Am deutlichsten wird diese moralische Radikalität beim bevorzugten Feindbild von Albert Rivera: der Korruption. Zwar klingt auch das wie ein Allgemeinplatz, aber in Spanien hat die Korruption ein bedrohliches Ausmaß erreicht: Sie ist kein Problem des politischen Systems mehr, sondern dessen dominierender Faktor. Skandale wie der „Fall Gürtel“ haben die Parteispitze der PP bis hinauf zu Premier Mariano Rajoy erfasst.

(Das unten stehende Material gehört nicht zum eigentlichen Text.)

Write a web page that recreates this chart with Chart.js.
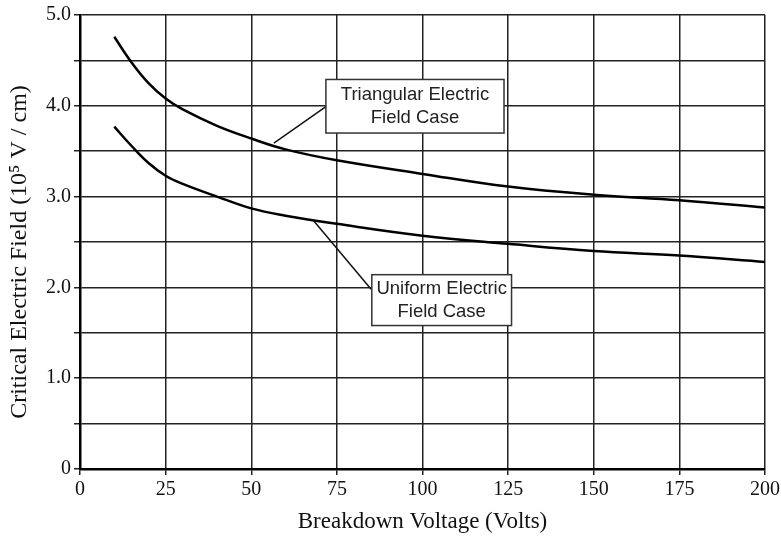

Das Netzwerk zwischen Wirtschaftsmagnaten, vor allem aus der Baubranche und Politik ist so eng gesponnen, dass Millionen an Schmiergeldern gigantische Projekte, ohne jeden wirtschaftlichen Sinn antreiben: Etwa einen Flughafen 100 Kilometer südlich von Madrid, der zusperrte, ohne dass dort je ein Flugzeug abgehoben hatte.

Politische Mitte

So unverbindlich Rivera in seinen politischen Zielen ist, eine Haltung vertritt er überzeugend: Seine Partei wird die Fortsetzung des herrschenden politischen Systems nicht unterstützen. Eine bürgerliche Koalition unter der Führung der PP mit Rajoy schließt er aus.

Für den Erfolg der Ciuadanos ist ihre reichlich unklare politische Linie nicht verantwortlich, sondern vielmehr , dass sie sich so klar wie möglich von den etablierten politischen Parteien distanzierten. „Die PP ist in vielen Fragen nach rechts gerückt, und die Sozialisten von der PSOE verlieren ihren rechten Flügel“, analysiert Politologe Steinko: „Darum hat sich in der politischen Mitte diese Lücke aufgetan, die jetzt die Ciudadanos besetzen.“

Nicht nur im Parteienspektrum stehen die Ciudadanos geschickt in der Mitte, sondern auch in der Existenzfrage für Spanien: Der Streit um die Unabhängigkeit der Provinz Katalonien. Ein wildes Gemisch aus Separatisten gibt dort, in Barcelona , politisch den Ton an. Auf Biegen und Brechen und notfalls auch gegen die Verfassung will man los von Spanien.

Die regierende PP ist entschlossen, das mit aller Macht zu blockieren. Doch der traditionelle Zentralismus, den sie repräsentiert, stößt viele Katalanen ab, auch wenn sie die Nation Katalonien gar nicht wollen. Rivera ist selbst Katalane – und der Widerstand gegen die Separatisten ließ ihn in die Politik gehen: Mit der Idee eines neuen föderalistischen Spanien. Bei den Regionalwahlen in Katalonien im Herbst wurden Ciudadanos damit sensationell zweitstärkste Partei. Jetzt hat diese Idee auch den Rest von Spanien erfasst.